» **Short problem**
Below is a listing; restate from it, character for character, the lines beginning at the line holding "Rebuild this chart" and ending at the line holding "import * as d3 from 'd3';", both included.

» **Extracted entries**
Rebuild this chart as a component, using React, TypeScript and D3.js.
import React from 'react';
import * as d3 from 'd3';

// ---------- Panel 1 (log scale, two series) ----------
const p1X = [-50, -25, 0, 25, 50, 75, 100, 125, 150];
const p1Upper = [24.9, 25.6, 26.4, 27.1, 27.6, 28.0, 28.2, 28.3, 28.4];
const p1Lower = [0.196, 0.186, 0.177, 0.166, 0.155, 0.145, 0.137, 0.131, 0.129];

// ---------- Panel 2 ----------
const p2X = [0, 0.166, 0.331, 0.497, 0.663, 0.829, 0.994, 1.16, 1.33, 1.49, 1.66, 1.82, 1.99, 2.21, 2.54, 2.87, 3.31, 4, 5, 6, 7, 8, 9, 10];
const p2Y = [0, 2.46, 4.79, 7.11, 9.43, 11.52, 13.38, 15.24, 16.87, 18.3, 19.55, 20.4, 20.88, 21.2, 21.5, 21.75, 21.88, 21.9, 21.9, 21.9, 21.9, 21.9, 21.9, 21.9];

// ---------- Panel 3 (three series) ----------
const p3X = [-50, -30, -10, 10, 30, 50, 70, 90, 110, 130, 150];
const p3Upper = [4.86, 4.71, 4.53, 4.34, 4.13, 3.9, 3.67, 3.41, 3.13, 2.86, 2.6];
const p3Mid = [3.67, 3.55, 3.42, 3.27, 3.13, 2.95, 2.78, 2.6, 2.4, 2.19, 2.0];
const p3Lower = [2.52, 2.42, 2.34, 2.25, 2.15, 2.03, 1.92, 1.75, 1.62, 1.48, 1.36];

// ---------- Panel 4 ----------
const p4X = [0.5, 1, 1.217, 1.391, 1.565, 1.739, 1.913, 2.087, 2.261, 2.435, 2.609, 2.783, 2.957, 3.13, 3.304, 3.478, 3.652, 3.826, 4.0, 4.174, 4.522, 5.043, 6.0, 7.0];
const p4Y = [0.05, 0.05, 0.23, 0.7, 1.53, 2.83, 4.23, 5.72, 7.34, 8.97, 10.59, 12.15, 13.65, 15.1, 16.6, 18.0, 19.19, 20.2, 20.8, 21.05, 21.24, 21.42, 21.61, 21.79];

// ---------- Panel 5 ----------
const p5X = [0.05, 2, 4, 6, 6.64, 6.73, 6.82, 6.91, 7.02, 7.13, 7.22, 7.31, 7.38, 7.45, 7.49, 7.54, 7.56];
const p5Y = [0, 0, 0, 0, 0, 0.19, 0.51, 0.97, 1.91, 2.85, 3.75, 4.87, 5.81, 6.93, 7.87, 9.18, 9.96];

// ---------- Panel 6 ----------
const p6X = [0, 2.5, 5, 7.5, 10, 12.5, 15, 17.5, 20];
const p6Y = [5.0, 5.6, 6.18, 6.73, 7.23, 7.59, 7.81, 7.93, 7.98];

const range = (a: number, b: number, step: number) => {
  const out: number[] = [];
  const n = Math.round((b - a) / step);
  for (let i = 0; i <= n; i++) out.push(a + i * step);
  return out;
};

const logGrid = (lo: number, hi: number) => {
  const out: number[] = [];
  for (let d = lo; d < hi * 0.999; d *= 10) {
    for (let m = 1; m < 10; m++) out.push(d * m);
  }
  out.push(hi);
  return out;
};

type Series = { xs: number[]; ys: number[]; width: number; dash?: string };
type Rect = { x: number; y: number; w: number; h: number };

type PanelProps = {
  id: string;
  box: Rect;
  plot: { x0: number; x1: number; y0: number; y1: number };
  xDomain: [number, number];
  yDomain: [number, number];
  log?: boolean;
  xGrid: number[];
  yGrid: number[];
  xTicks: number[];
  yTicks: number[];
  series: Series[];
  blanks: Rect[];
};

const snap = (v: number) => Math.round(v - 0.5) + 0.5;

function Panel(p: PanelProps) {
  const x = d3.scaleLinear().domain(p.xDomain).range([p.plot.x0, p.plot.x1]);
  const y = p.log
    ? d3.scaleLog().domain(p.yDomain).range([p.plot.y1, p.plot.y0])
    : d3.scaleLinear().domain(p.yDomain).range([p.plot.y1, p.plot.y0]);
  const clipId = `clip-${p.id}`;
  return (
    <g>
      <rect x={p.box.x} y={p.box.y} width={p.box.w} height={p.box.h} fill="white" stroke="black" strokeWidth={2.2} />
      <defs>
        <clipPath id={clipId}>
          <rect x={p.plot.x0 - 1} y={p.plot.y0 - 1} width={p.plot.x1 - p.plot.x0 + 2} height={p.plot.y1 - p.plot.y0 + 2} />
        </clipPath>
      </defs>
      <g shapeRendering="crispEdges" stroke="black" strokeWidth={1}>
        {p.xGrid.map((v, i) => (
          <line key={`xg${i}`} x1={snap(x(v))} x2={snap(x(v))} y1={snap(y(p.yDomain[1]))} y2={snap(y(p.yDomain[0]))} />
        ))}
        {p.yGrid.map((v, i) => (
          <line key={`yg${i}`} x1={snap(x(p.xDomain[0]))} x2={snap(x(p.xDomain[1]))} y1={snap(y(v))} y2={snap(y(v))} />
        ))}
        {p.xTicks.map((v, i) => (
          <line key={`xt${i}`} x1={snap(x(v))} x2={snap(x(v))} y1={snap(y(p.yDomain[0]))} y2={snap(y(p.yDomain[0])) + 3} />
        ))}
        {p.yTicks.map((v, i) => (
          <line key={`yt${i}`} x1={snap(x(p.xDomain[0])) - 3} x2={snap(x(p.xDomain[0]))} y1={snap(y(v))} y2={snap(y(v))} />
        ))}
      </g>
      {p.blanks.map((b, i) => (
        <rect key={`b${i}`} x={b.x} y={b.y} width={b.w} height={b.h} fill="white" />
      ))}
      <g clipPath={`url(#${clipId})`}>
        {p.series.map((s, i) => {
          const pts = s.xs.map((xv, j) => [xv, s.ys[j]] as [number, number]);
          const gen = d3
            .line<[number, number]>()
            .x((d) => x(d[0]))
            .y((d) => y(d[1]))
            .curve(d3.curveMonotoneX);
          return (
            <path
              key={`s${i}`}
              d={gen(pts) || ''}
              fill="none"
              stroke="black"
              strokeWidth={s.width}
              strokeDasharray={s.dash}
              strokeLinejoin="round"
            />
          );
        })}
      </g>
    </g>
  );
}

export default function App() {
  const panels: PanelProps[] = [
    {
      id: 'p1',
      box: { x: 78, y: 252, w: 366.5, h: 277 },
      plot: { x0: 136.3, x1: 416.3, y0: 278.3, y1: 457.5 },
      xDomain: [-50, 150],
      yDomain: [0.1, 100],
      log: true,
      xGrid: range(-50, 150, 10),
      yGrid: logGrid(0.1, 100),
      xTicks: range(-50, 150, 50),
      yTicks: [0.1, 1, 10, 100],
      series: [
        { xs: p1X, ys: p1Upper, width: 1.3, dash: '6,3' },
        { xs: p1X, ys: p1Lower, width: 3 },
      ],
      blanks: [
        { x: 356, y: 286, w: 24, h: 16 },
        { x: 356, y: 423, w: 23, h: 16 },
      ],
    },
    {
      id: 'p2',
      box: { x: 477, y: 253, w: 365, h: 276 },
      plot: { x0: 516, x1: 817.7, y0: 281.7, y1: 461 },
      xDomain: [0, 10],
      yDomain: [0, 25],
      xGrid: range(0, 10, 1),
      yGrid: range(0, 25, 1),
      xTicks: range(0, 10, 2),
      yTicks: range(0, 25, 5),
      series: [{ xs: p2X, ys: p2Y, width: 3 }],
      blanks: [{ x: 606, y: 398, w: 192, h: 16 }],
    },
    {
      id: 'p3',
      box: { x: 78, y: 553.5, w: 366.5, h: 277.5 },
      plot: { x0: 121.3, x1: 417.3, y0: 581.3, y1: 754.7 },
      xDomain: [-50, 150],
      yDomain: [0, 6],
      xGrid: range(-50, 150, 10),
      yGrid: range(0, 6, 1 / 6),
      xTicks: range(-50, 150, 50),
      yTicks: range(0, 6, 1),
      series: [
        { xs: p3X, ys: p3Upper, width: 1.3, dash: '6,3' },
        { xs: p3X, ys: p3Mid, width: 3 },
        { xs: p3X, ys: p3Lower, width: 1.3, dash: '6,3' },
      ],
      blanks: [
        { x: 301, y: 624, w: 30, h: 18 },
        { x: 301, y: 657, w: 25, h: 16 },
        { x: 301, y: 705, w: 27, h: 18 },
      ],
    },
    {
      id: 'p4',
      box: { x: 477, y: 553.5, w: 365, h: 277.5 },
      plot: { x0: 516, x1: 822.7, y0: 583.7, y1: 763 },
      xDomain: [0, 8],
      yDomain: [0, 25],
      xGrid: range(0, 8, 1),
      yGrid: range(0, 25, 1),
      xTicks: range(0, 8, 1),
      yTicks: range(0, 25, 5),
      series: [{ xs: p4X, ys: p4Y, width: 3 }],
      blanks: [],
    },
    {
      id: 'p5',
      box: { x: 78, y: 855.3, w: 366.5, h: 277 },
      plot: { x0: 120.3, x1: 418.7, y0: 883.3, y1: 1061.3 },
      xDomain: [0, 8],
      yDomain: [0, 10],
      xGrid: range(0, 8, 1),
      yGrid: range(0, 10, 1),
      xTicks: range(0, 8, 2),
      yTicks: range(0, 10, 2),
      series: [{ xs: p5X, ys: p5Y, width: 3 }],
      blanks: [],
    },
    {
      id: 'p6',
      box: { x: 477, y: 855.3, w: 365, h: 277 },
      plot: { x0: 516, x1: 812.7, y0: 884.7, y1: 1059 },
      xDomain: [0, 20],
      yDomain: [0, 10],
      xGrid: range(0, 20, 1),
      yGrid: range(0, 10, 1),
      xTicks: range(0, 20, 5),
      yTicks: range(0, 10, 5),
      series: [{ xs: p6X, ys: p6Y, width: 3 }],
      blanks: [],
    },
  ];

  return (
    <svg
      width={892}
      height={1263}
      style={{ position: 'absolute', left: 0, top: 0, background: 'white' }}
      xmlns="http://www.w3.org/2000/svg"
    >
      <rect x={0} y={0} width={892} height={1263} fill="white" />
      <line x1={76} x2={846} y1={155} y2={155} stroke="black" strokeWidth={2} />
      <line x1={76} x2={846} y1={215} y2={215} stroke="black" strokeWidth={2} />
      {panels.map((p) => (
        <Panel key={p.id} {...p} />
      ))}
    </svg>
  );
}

---

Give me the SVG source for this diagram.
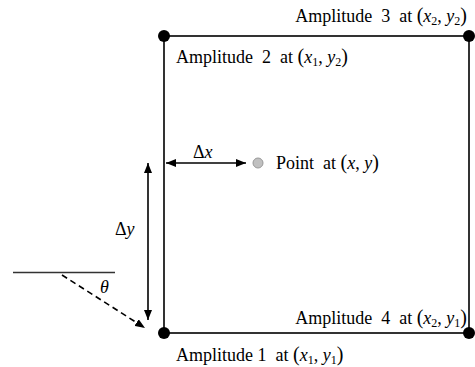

» **Exercise response**
Rebuild this chart as a component, using React, TypeScript and D3.js.
import React from 'react';
import * as d3 from 'd3';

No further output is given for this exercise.